Caterpasta

A few weeks ago, I set myself a goal of writing around 5,000 words a week between this blog and my work blog. Travel, real life, and sloth have kept me from doing it, and a period of relative prolificacy has petered out into the recent stagnation both here and at my work blog. In keeping with the habit of late, this’ll be brief.

We’ve been eating a lot of pasta lately as part of our diet change, and we’ve had in particular a lot of the corkscrew pasta. The other day at lunch, Lennie ran out of pasta on her plate, looked at one of our plates, and promptly asked for more caterpillars. In the last couple of days, she’s started drinking a lot more cow milk and juice than previously.

I’ve noticed a trend lately when I’m giving her an early diaper change wherein she looks up at me and catalogues my facial features. Just out of the blue, “eye, nose, ear, eyebrow.”

She’s quite the singer now, and I think it’s pretty interesting that she can remember tunes more reliably than she can remember words. She pretty frequently sings “Twinkle, twinkle, little star,” and she gets the tune right but has to muddle through a few of the words. She does the same with the alphabet song (which is really a twofer, sung to the tune of “Twinkle, twinlke, little star”). She’s trying more and more to count, though she seems to have a particular aversion to the number four. Even in repeating numbers after me as we insert coins into her piggy bank or count out other items, she balks at four more than at any of the other numbers. In the non-musical arts, she’s been painting a lot with watercolors and coloring with various implements. She’s also taken up graffiti, doing several vertical scribbles on the wall in the hallway outside my office.

Lennie can almost jump (it’s a two-year-old skill, so she’s right on track), and she runs with more reckless abandon than ever now. She generally declines to sit in her booster seat anymore, preferring to sit on her butt or her knees while we eat.

In the people department, she asks for people by name all the time now and has greater object/person permanence. She and M went to Vanderbilt to visit Ashley while I was out of town last week, and she saw Ashley from a distance and started calling out her name excitedly. She frequently asks to look at pictures on M’s computer and has begun asking for particular people and particular pictures of them. For example, she’ll come up to M and say sweetly “Ella sleeping.” She’s also liked seeing pictures of herself and of a pretty recent visit with grandma and granddaddy. As for perfect strangers, she’s learned pretty reliably to identify general categories. She knows boys from girls and will point them out, and at a bookstore tonight, she saw a woman probably in her 60s and said “see grandma.” Most men are daddys. Lennie’s very good now about greeting people with a friendly “hi.”

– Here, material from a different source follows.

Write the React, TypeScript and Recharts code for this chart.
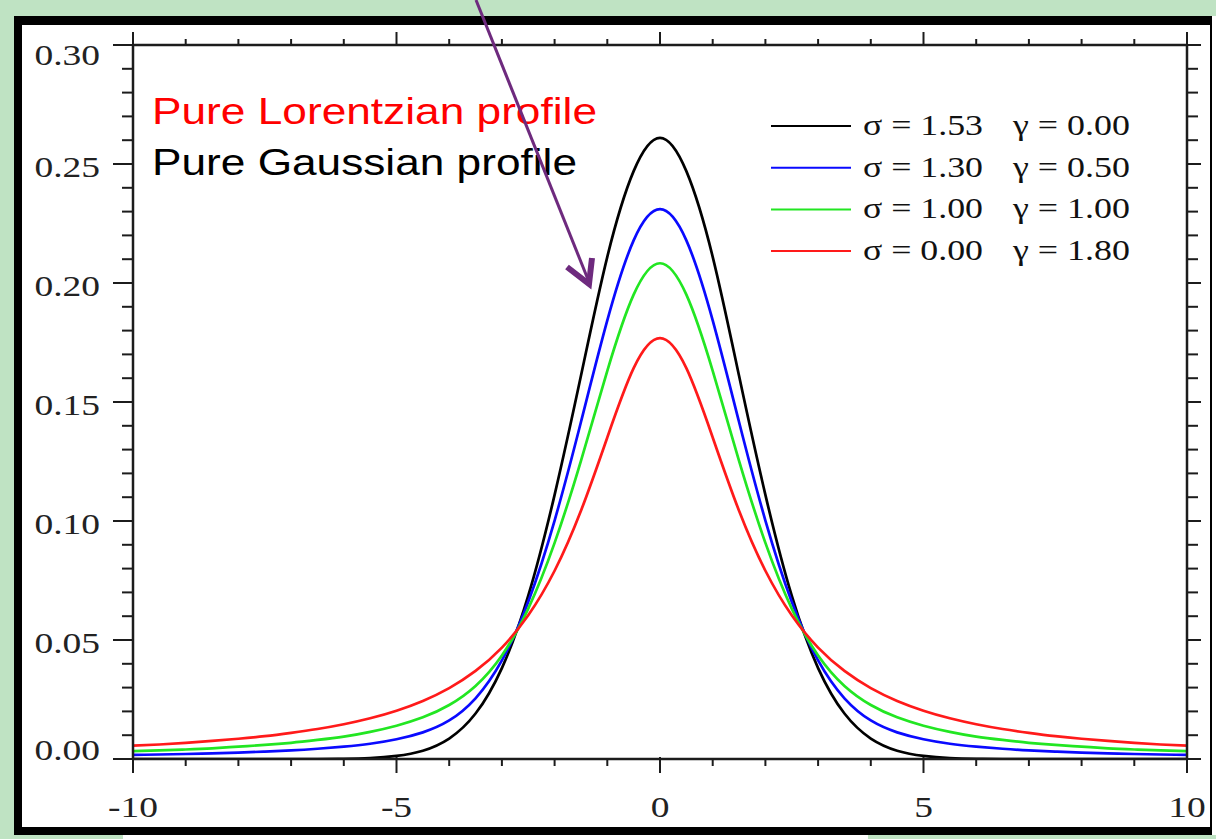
import React from 'react';
import { LineChart, Line, XAxis, YAxis } from 'recharts';

// Sample positions along the horizontal axis
const xValues = [
  -10, -9.5, -9, -8.5, -8, -7.5, -7, -6.5, -6, -5.5, -5, -4.5, -4, -3.5, -3, -2.5, -2, -1.5, -1, -0.5,
  0, 0.5, 1, 1.5, 2, 2.5, 3, 3.5, 4, 4.5, 5, 5.5, 6, 6.5, 7, 7.5, 8, 8.5, 9, 9.5, 10,
];

// σ = 1.53, γ = 0.00 (pure Gaussian)
const gaussian = [
  0, 0, 0, 0, 0, 0, 0, 0, 0.0001, 0.0004, 0.0013, 0.0035, 0.0086, 0.0191, 0.0382, 0.0686, 0.111, 0.161, 0.211, 0.247,
  0.261, 0.247, 0.211, 0.161, 0.111, 0.0686, 0.0382, 0.0191, 0.0086, 0.0035, 0.0013, 0.0004, 0.0001, 0, 0, 0, 0, 0, 0, 0, 0,
];

// σ = 1.30, γ = 0.50
const voigtBlue = [
  0.0017, 0.0019, 0.0021, 0.0024, 0.0027, 0.0031, 0.0036, 0.0043, 0.0052, 0.0064, 0.0083, 0.0112, 0.0162, 0.0255, 0.0414, 0.0661, 0.1002, 0.1416, 0.1843, 0.2179,
  0.231, 0.2179, 0.1843, 0.1416, 0.1002, 0.0661, 0.0414, 0.0255, 0.0162, 0.0112, 0.0083, 0.0064, 0.0052, 0.0043, 0.0036, 0.0031, 0.0027, 0.0024, 0.0021, 0.0019, 0.0017,
];

// σ = 1.00, γ = 1.00
const voigtGreen = [
  0.0033, 0.0036, 0.004, 0.0045, 0.0052, 0.0059, 0.0068, 0.008, 0.0094, 0.0114, 0.014, 0.0175, 0.0227, 0.0307, 0.0435, 0.0632, 0.0908, 0.1253, 0.1631, 0.1951,
  0.2083, 0.1951, 0.1631, 0.1253, 0.0908, 0.0632, 0.0435, 0.0307, 0.0227, 0.0175, 0.014, 0.0114, 0.0094, 0.008, 0.0068, 0.0059, 0.0052, 0.0045, 0.004, 0.0036, 0.0033,
];

// σ = 0.00, γ = 1.80 (pure Lorentzian)
const lorentzian = [
  0.0056, 0.0061, 0.0068, 0.0076, 0.0085, 0.0096, 0.011, 0.0126, 0.0146, 0.0171, 0.0203, 0.0244, 0.0298, 0.037, 0.0468, 0.0604, 0.0791, 0.1043, 0.1351, 0.1642,
  0.1768, 0.1642, 0.1351, 0.1043, 0.0791, 0.0604, 0.0468, 0.037, 0.0298, 0.0244, 0.0203, 0.0171, 0.0146, 0.0126, 0.011, 0.0096, 0.0085, 0.0076, 0.0068, 0.0061, 0.0056,
];

const xTicks = [-10, -9, -8, -7, -6, -5, -4, -3, -2, -1, 0, 1, 2, 3, 4, 5, 6, 7, 8, 9, 10];
const xMajorTicks = [-10, -5, 0, 5, 10];
const yTicks = [
  0, 0.01, 0.02, 0.03, 0.04, 0.05, 0.06, 0.07, 0.08, 0.09, 0.1, 0.11, 0.12, 0.13, 0.14, 0.15,
  0.16, 0.17, 0.18, 0.19, 0.2, 0.21, 0.22, 0.23, 0.24, 0.25, 0.26, 0.27, 0.28, 0.29, 0.3,
];
const yMajorTicks = [0, 0.05, 0.1, 0.15, 0.2, 0.25, 0.3];

const seriesKeys = ['black', 'blue', 'green', 'red'];
const seriesColors = ['#000000', '#0a0aff', '#22e622', '#ff1a1a'];
const legendSigma = ['σ = 1.53', 'σ = 1.30', 'σ = 1.00', 'σ = 0.00'];
const legendGamma = ['γ = 0.00', 'γ = 0.50', 'γ = 1.00', 'γ = 1.80'];

const data = xValues.map((x, i) => ({
  x,
  black: gaussian[i],
  blue: voigtBlue[i],
  green: voigtGreen[i],
  red: lorentzian[i],
}));

const AXIS = '#1c1c1c';
const SERIF = '"Liberation Serif", "Times New Roman", serif';
const SANS = '"Liberation Sans", Arial, sans-serif';
const GREEN_BG = '#bfe3c3';
const STRETCH = 1.25;

const isMajorX = (v: number) => xMajorTicks.some((m) => Math.abs(m - v) < 1e-9);
const isMajorY = (v: number) => yMajorTicks.some((m) => Math.abs(m - v) < 1e-9);

function BottomTick(props: any) {
  const { x, y, payload } = props;
  const major = isMajorX(payload.value);
  return (
    <g>
      <line x1={x} x2={x} y1={major ? y - 2 : y} y2={y + (major ? 14 : 7)} stroke={AXIS} strokeWidth={2} />
      {major && (
        <text
          transform={`translate(${x},${y + 58}) scale(${STRETCH},1)`}
          textAnchor="middle"
          fontFamily={SERIF}
          fontSize={30}
          fill="#222"
        >
          {String(payload.value)}
        </text>
      )}
    </g>
  );
}

function TopTick(props: any) {
  const { x, y, payload } = props;
  const major = isMajorX(payload.value);
  return <line x1={x} x2={x} y1={y} y2={y - (major ? 13 : 6)} stroke={AXIS} strokeWidth={2} />;
}

function LeftTick(props: any) {
  const { x, y, payload } = props;
  const v = payload.value as number;
  const major = isMajorY(v);
  let dy = 13;
  if (Math.abs(v - 0.3) < 1e-9) dy = 20;
  if (Math.abs(v) < 1e-9) dy = 1;
  return (
    <g>
      <line x1={x} x2={x - (major ? 20 : 11)} y1={y} y2={y} stroke={AXIS} strokeWidth={2} />
      {major && (
        <text
          transform={`translate(${x - 33},${y + dy}) scale(${STRETCH},1)`}
          textAnchor="end"
          fontFamily={SERIF}
          fontSize={30}
          fill="#222"
        >
          {v.toFixed(2)}
        </text>
      )}
    </g>
  );
}

function RightTick(props: any) {
  const { x, y, payload } = props;
  const major = isMajorY(payload.value);
  return <line x1={x} x2={x + (major ? 14 : 11)} y1={y} y2={y} stroke={AXIS} strokeWidth={2} />;
}

export default function App() {
  return (
    <div style={{ position: 'absolute', left: 0, top: 0, width: 1216, height: 839, background: '#ffffff', overflow: 'hidden' }}>
      {/* green surround */}
      <div style={{ position: 'absolute', left: 0, top: 0, width: 1216, height: 16, background: GREEN_BG }} />
      <div style={{ position: 'absolute', left: 0, top: 0, width: 14, height: 839, background: GREEN_BG }} />
      <div style={{ position: 'absolute', left: 0, top: 835, width: 123, height: 4, background: GREEN_BG }} />
      <div style={{ position: 'absolute', left: 868, top: 835, width: 348, height: 4, background: GREEN_BG }} />
      {/* black frame */}
      <div
        style={{
          position: 'absolute',
          left: 14,
          top: 16,
          width: 1198,
          height: 819,
          boxSizing: 'border-box',
          borderTop: '9px solid #000',
          borderLeft: '8px solid #000',
          borderBottom: '8px solid #000',
          borderRight: '2px solid #000',
          background: '#fff',
        }}
      />
      <div style={{ position: 'absolute', left: 0, top: 0 }}>
        <LineChart width={1216} height={839} data={data} margin={{ top: 0, right: 0, bottom: 0, left: 0 }}>
          <XAxis
            xAxisId="bottom"
            dataKey="x"
            type="number"
            domain={[-10, 10]}
            ticks={xTicks}
            interval={0}
            height={80}
            tickSize={0}
            tickMargin={0}
            tickLine={false}
            axisLine={{ stroke: AXIS, strokeWidth: 2.5 }}
            tick={(p: any) => <BottomTick {...p} />}
            allowDataOverflow
          />
          <XAxis
            xAxisId="top"
            orientation="top"
            dataKey="x"
            type="number"
            domain={[-10, 10]}
            ticks={xTicks}
            interval={0}
            height={45}
            tickSize={0}
            tickMargin={0}
            tickLine={false}
            axisLine={{ stroke: AXIS, strokeWidth: 2.5 }}
            tick={(p: any) => <TopTick {...p} />}
            allowDataOverflow
          />
          <YAxis
            yAxisId="left"
            type="number"
            domain={[0, 0.3]}
            ticks={yTicks}
            interval={0}
            width={133}
            tickSize={0}
            tickMargin={0}
            tickLine={false}
            axisLine={{ stroke: AXIS, strokeWidth: 2.5 }}
            tick={(p: any) => <LeftTick {...p} />}
            allowDataOverflow
          />
          <YAxis
            yAxisId="right"
            orientation="right"
            type="number"
            domain={[0, 0.3]}
            ticks={yTicks}
            interval={0}
            width={29}
            tickSize={0}
            tickMargin={0}
            tickLine={false}
            axisLine={{ stroke: AXIS, strokeWidth: 2.5 }}
            tick={(p: any) => <RightTick {...p} />}
            allowDataOverflow
          />
          {seriesKeys.map((k, i) => (
            <Line
              key={k}
              xAxisId="bottom"
              yAxisId="left"
              type="natural"
              dataKey={k}
              stroke={seriesColors[i]}
              strokeWidth={2.7}
              dot={false}
              isAnimationActive={false}
            />
          ))}
        </LineChart>
      </div>
      <svg width={1216} height={839} style={{ position: 'absolute', left: 0, top: 0, pointerEvents: 'none' }}>
        {/* profile captions */}
        <text x={152} y={124} fontFamily={SANS} fontSize={36} fill="#ff0000" textLength={445} lengthAdjust="spacingAndGlyphs">
          Pure Lorentzian profile
        </text>
        <text x={152} y={175} fontFamily={SANS} fontSize={36} fill="#000000" textLength={425} lengthAdjust="spacingAndGlyphs">
          Pure Gaussian profile
        </text>
        {/* legend */}
        {seriesKeys.map((k, i) => {
          const ly = 126 + i * 41.7;
          return (
            <g key={k}>
              <line x1={771} x2={851} y1={ly} y2={ly} stroke={seriesColors[i]} strokeWidth={2} />
              <text x={863} y={ly + 9} fontFamily={SERIF} fontSize={30} fill="#111" textLength={120} lengthAdjust="spacingAndGlyphs">
                {legendSigma[i]}
              </text>
              <text x={1013} y={ly + 9} fontFamily={SERIF} fontSize={30} fill="#111" textLength={117} lengthAdjust="spacingAndGlyphs">
                {legendGamma[i]}
              </text>
            </g>
          );
        })}
        {/* pointer arrow */}
        <line x1={476} y1={0} x2={589} y2={282} stroke="#6e2a7e" strokeWidth={3} />
        <polyline points="567,267 589,284 592,258" fill="none" stroke="#6e2a7e" strokeWidth={6} strokeLinejoin="miter" strokeLinecap="butt" />
      </svg>
    </div>
  );
}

She’s definitely started dreaming. One morning, she was talking in her sleep about sharing stickers. The morning I last left for California, Fleda stayed over to be around while M took me to the airport, and Lennie woke up early anyway, talking about Fleda, whom she had cried out for pitifully and at length the night before when she went off to bed. And then there’s the Easter Bunny fiasco and followup nightmare. M and Lennie and Stacia and Lowen were at the mall one morning after their baby/mommy group playtime meeting, and they saw an Easter Bunny kids could have their pictures taken with. From the second level of the mall, Lennie laughed and smiled and waved at the bunny, but when M took her down for a closer look, she cried and clung to M with no intention whatsoever of actually interacting with the bunny. That night, she woke up crying at some point, and it occurred to us later that what she had been saying when she woke up was “rabbit.”

We’re going on a beach vacation in a couple of weeks, and M was interested in renting bikes while we were there. A week or two ago, we had Dave take Lennie for a ride on his bike to see how she took to it, and her reaction was one of puzzlement and pleasure. So we went out and bought bikes and a seat for Lennie and helmets and a bike rack for the car. Her response to the bike ride itself so far has been pretty lukewarm, though she’s fascinated with bikes. She actually calls them bicycles. She’s interested in the idea but balks a bit at the fact of riding one. She’s not terribly fond of putting her helmet on, and on a couple of occasions, when we’ve tricked her into wearing it and have gotten her strapped into the seat, she’s lost interest. The last time we tried, we took a longish hilly ride around our neighborhood, and she seemed to like it. I think it helps when M and I are both around because one of us can ride along beside and provide encouragement and really try to sell the experience.